Set down each line of the material that follows, exactly, with no pictures.

Source data |
* * * * * * *

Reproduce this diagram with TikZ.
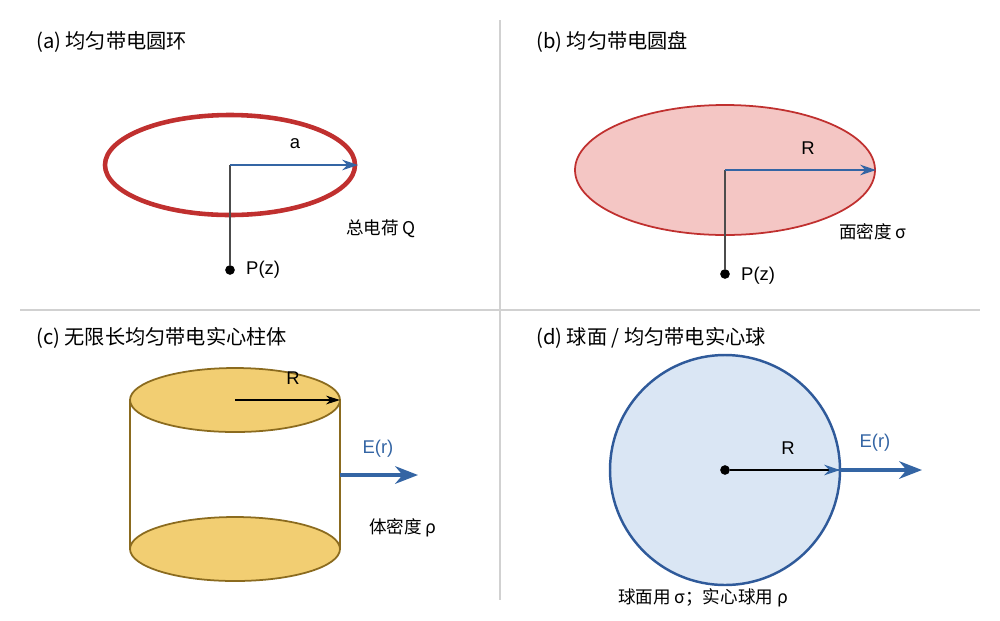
\documentclass[tikz,border=0pt]{standalone}
\usepackage{fontspec}
\setmainfont{Liberation Sans}
\newfontfamily\cjk{Noto Sans CJK SC}
\usetikzlibrary{arrows.meta}
\definecolor{ringred}{HTML}{C0302F}
\definecolor{pinkfill}{HTML}{F4C6C4}
\definecolor{arrblue}{HTML}{3465A4}
\definecolor{gold}{HTML}{F2CE72}
\definecolor{goldline}{HTML}{8B6B1F}
\definecolor{sphfill}{HTML}{DAE6F4}
\definecolor{sphline}{HTML}{2F5A9A}
\begin{document}
\begin{tikzpicture}[x=0.02cm,y=-0.02cm,
  title/.style={anchor=west,font=\cjk\fontsize{11.5pt}{13pt}\selectfont},
  lab/.style={font=\fontsize{10.5pt}{12pt}\selectfont},
  clab/.style={font=\cjk\fontsize{10pt}{12pt}\selectfont},
  divider/.style={draw=black!18,line width=0.6pt},
  radius/.style={-{Stealth[length=9pt,width=6pt]},arrblue,line width=0.8pt},
  field/.style={-{Stealth[length=13pt,width=10pt]},arrblue,line width=2pt},
  stem/.style={draw=black!70,line width=0.7pt},
  dot/.style={circle,fill=black,inner sep=0pt,minimum size=5.5pt}]
\useasboundingbox (0,0) rectangle (1000,620);
\draw[divider] (500,20) -- (500,600);
\draw[divider] (20,310) -- (980,310);
% (a)
\node[title] (ta) at (30,42) {(a) 均匀带电圆环};
\draw[ringred,line width=2.6pt] (230,165) ellipse [x radius=125,y radius=50];
\coordinate (ca) at (230,165);
\coordinate (ea) at (358,165);
\node[dot] (pa) at (230,270) {};
\draw[stem] (ca) -- (pa);
\draw[radius] (ca) -- (ea);
\node[lab] (la) at (295,144) {a};
\node[lab,anchor=west] (pza) at (240,270) {P(z)};
\node[clab,anchor=west] (qa) at (340,229) {总电荷 Q};
% (b)
\node[title] (tb) at (530,42) {(b) 均匀带电圆盘};
\draw[ringred,fill=pinkfill,line width=1pt] (725,170) ellipse [x radius=150,y radius=65];
\coordinate (cb) at (725,170);
\coordinate (eb) at (876,170);
\node[dot] (pb) at (725,274) {};
\draw[stem] (cb) -- (pb);
\draw[radius] (cb) -- (eb);
\node[lab] (lb) at (808,148) {R};
\node[lab,anchor=west] (pzb) at (735,276) {P(z)};
\node[clab,anchor=west] (sb) at (833,232) {面密度 σ};
% (c)
\node[title] (tc) at (30,338) {(c) 无限长均匀带电实心柱体};
\draw[goldline,line width=1pt] (130,400) -- (130,549);
\draw[goldline,line width=1pt] (340,400) -- (340,549);
\draw[goldline,fill=gold,line width=1pt] (235,549) ellipse [x radius=105,y radius=32];
\draw[goldline,fill=gold,line width=1pt] (235,400) ellipse [x radius=105,y radius=32];
\coordinate (cc) at (235,400);
\coordinate (ec) at (340,400);
\draw[-{Stealth[length=8pt,width=5pt]},black,line width=0.6pt] (cc) -- (ec);
\node[lab] (lc) at (293,378) {R};
\coordinate (fc0) at (340,475);
\coordinate (fc1) at (418,475);
\draw[field] (fc0) -- (fc1);
\node[lab,text=arrblue] (erc) at (378,449) {E(r)};
\node[clab,anchor=west] (rc) at (363,528) {体密度 ρ};
% (d)
\node[title] (td) at (530,338) {(d) 球面 / 均匀带电实心球};
\draw[sphline,fill=sphfill,line width=1.4pt] (725,470) ellipse [x radius=115,y radius=115];
\node[dot] (cd) at (725,470) {};
\coordinate (ed) at (840,470);
\coordinate (fd) at (922,470);
\draw[black,line width=0.6pt] (cd) -- (ed);
\draw[radius,line width=0.6pt,shorten <=100] (cd) -- (ed);
\draw[field] (ed) -- (fd);
\node[lab] (ld) at (788,448) {R};
\node[lab,text=arrblue] (erd) at (875,443) {E(r)};
\node[clab] (capd) at (703,598) {球面用 σ；实心球用 ρ};
\end{tikzpicture}
\end{document}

* * * * * * *

Final result |
Reproduce this diagram with TikZ.
\documentclass[tikz,border=0pt]{standalone}
\usepackage{fontspec}
\setmainfont{Liberation Sans}
\newfontfamily\cjk{Noto Sans CJK SC}
\usetikzlibrary{arrows.meta}
\definecolor{ringred}{HTML}{C0302F}
\definecolor{pinkfill}{HTML}{F4C6C4}
\definecolor{arrblue}{HTML}{3465A4}
\definecolor{gold}{HTML}{F2CE72}
\definecolor{goldline}{HTML}{8B6B1F}
\definecolor{sphfill}{HTML}{DAE6F4}
\definecolor{sphline}{HTML}{2F5A9A}
\begin{document}
\begin{tikzpicture}[x=0.02cm,y=-0.02cm,
  title/.style={anchor=west,font=\cjk\fontsize{11.5pt}{13pt}\selectfont},
  lab/.style={font=\fontsize{10.5pt}{12pt}\selectfont},
  clab/.style={font=\cjk\fontsize{10pt}{12pt}\selectfont},
  divider/.style={draw=black!18,line width=0.6pt},
  radius/.style={-{Stealth[length=9pt,width=6pt]},arrblue,line width=0.8pt},
  field/.style={-{Stealth[length=13pt,width=10pt]},arrblue,line width=2pt},
  stem/.style={draw=black!70,line width=0.7pt},
  dot/.style={circle,fill=black,inner sep=0pt,minimum size=5.5pt}]
\useasboundingbox (0,0) rectangle (1000,620);
\draw[divider] (500,20) -- (500,600);
\draw[divider] (20,310) -- (980,310);
% (a)
\node[title] (ta) at (30,42) {(a) 均匀带电圆环};
\draw[ringred,line width=2.6pt] (230,165) ellipse [x radius=125,y radius=50];
\coordinate (ca) at (230,165);
\coordinate (ea) at (358,165);
\node[dot] (pa) at (230,270) {};
\draw[stem] (ca) -- (pa);
\draw[radius] (ca) -- (ea);
\node[lab] (la) at (295,144) {a};
\node[lab,anchor=west] (pza) at (240,270) {P(z)};
\node[clab,anchor=west] (qa) at (340,229) {总电荷 Q};
% (b)
\node[title] (tb) at (530,42) {(b) 均匀带电圆盘};
\draw[ringred,fill=pinkfill,line width=1pt] (725,170) ellipse [x radius=150,y radius=65];
\coordinate (cb) at (725,170);
\coordinate (eb) at (876,170);
\node[dot] (pb) at (725,274) {};
\draw[stem] (cb) -- (pb);
\draw[radius] (cb) -- (eb);
\node[lab] (lb) at (808,148) {R};
\node[lab,anchor=west] (pzb) at (735,276) {P(z)};
\node[clab,anchor=west] (sb) at (833,232) {面密度 σ};
% (c)
\node[title] (tc) at (30,338) {(c) 无限长均匀带电实心柱体};
\draw[goldline,line width=1pt] (130,400) -- (130,549);
\draw[goldline,line width=1pt] (340,400) -- (340,549);
\draw[goldline,fill=gold,line width=1pt] (235,549) ellipse [x radius=105,y radius=32];
\draw[goldline,fill=gold,line width=1pt] (235,400) ellipse [x radius=105,y radius=32];
\coordinate (cc) at (235,400);
\coordinate (ec) at (340,400);
\draw[-{Stealth[length=8pt,width=5pt]},black,line width=0.6pt] (cc) -- (ec);
\node[lab] (lc) at (293,378) {R};
\coordinate (fc0) at (340,475);
\coordinate (fc1) at (418,475);
\draw[field] (fc0) -- (fc1);
\node[lab,text=arrblue] (erc) at (378,449) {E(r)};
\node[clab,anchor=west] (rc) at (363,528) {体密度 ρ};
% (d)
\node[title] (td) at (530,338) {(d) 球面 / 均匀带电实心球};
\draw[sphline,fill=sphfill,line width=1.4pt] (725,470) ellipse [x radius=115,y radius=115];
\node[dot] (cd) at (725,470) {};
\coordinate (ed) at (840,470);
\coordinate (fd) at (922,470);
\draw[black,line width=0.6pt] (cd) -- (ed);
\draw[radius,line width=0.6pt,shorten <=100] (cd) -- (ed);
\draw[field] (ed) -- (fd);
\node[lab] (ld) at (788,448) {R};
\node[lab,text=arrblue] (erd) at (875,443) {E(r)};
\node[clab] (capd) at (703,598) {球面用 σ；实心球用 ρ};
\end{tikzpicture}
\end{document}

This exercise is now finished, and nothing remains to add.